Mission accomplished! Those undeniably shitty apps definitely were launched.
I've never used them, but IIRC they acquired some third-party client and then just modified them. "Blue Alien" or something like that?
googles
"Alien Blue", at least for the official iOS app.
https://en.wikipedia.org/wiki/Alien_Blue
I dunno what the history of the Android app is.
That being said, they're responsible for what they acquire, just saying that a lot of that might not be developed in-house.
They acquired Alien Blue, but what they put out under “Reddit” was not Alien Blue in the least bit. They basically bought it to kill it. I had Alien Blue. :(
Hey, acquiring another app and launching it as your own app is still launching it! What would they have done without spez?
Alien Blue was fucking awesome, too. Those ass-butts.
This is redundant. That's why we put caps on them and call em ass-hats
My favorite way to visualize the meaning of "asshat": the person is such a sad waste of human life that their entire upper body is effectively just a hat for their posterior.
Then he wasn't wrong. Never has made money.
Well, you wouldn't expect it to in the growth phase.
A lot of consumer-facing Internet companies have a large portion of their costs be fixed costs. That is, a programmer or QA guy costs the same amount whether you have ten users or ten million users. But your revenue is linear in your userbase size. So you really don't want to be a small company, if you fit that profile.
The idea is to burn money and grow rapidly to the point where your fixed costs are relatively small. It makes no sense to try to generate profit if you lose growth for it.
That's especially true for social media companies, because for them, network effect is a major factor -- the value of the network is something like the square of the number of users.
So you really want to be big, not small.
So the solution is to grow quickly, lose money during that period, then adjust and monetize the userbase when you can't afford to burn money growing any more.
That transition to a profitable state after a money-losing growth state usually means that a company is gonna do something unpopular (since they're optimizing for something other than appeal) and what Corey Doctorow was complaining about as "enshittification".

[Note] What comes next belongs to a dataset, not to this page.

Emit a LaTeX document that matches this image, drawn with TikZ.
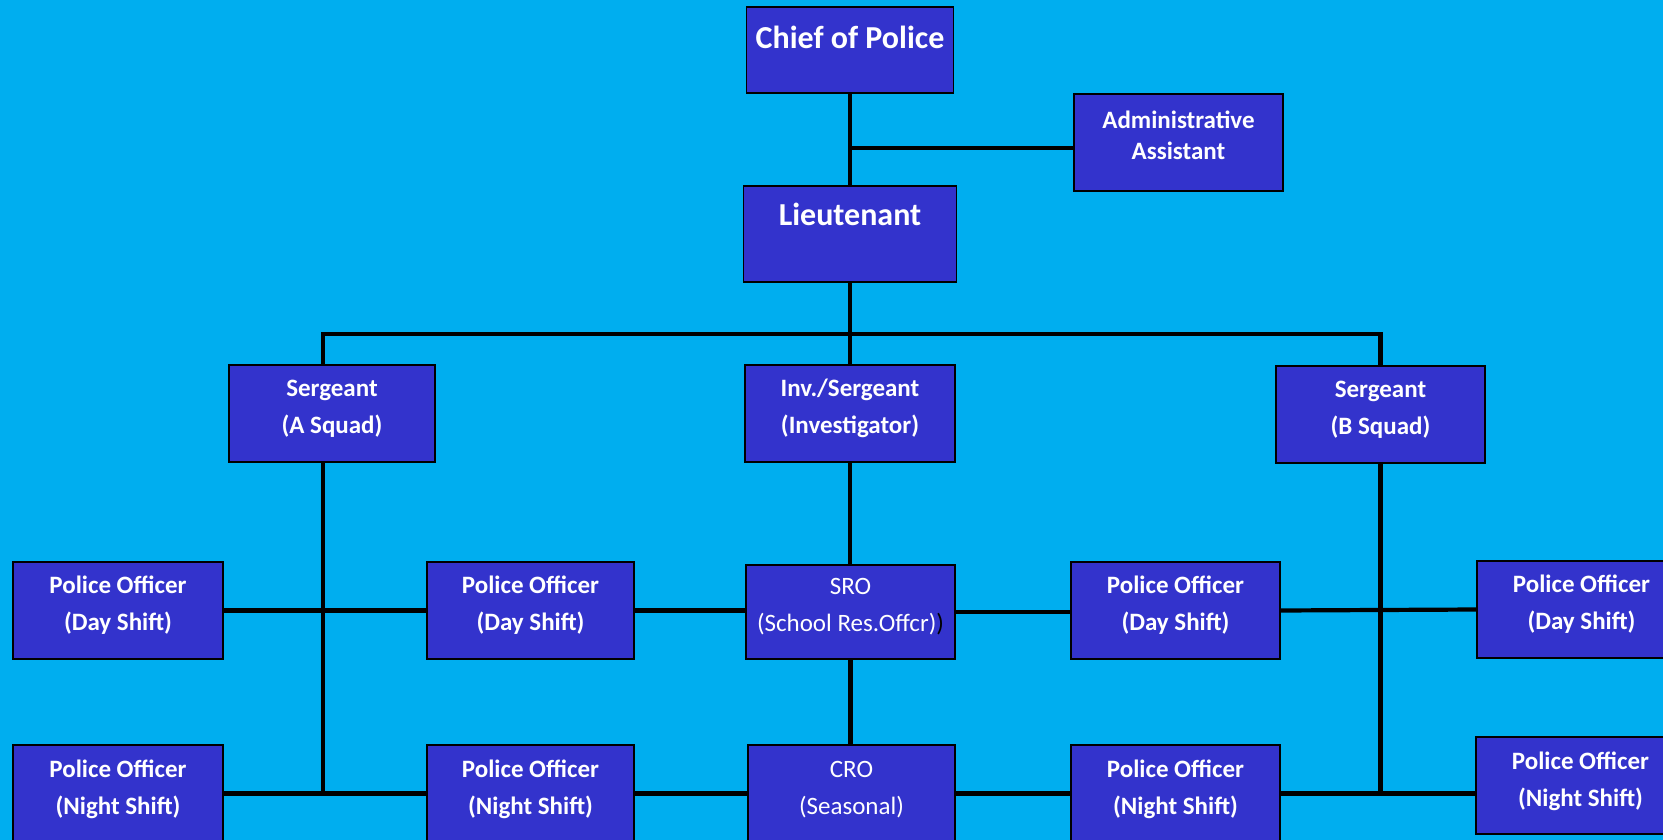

The fact that Reddit lost money during the growth phase doesn't mean that it was a failure -- that would have been intended, part of the business model.
Now, if it's losing money once the growth phase is done, that could be another story.
I ain't broke baby, I am just in my growth phase
It's old enough to vote. Or serve in the US military.
Or attend college as a non-genius.
I'm familiar with growth stage. 18 to 19 years seems like a long one. Web 2.0 happened years ago.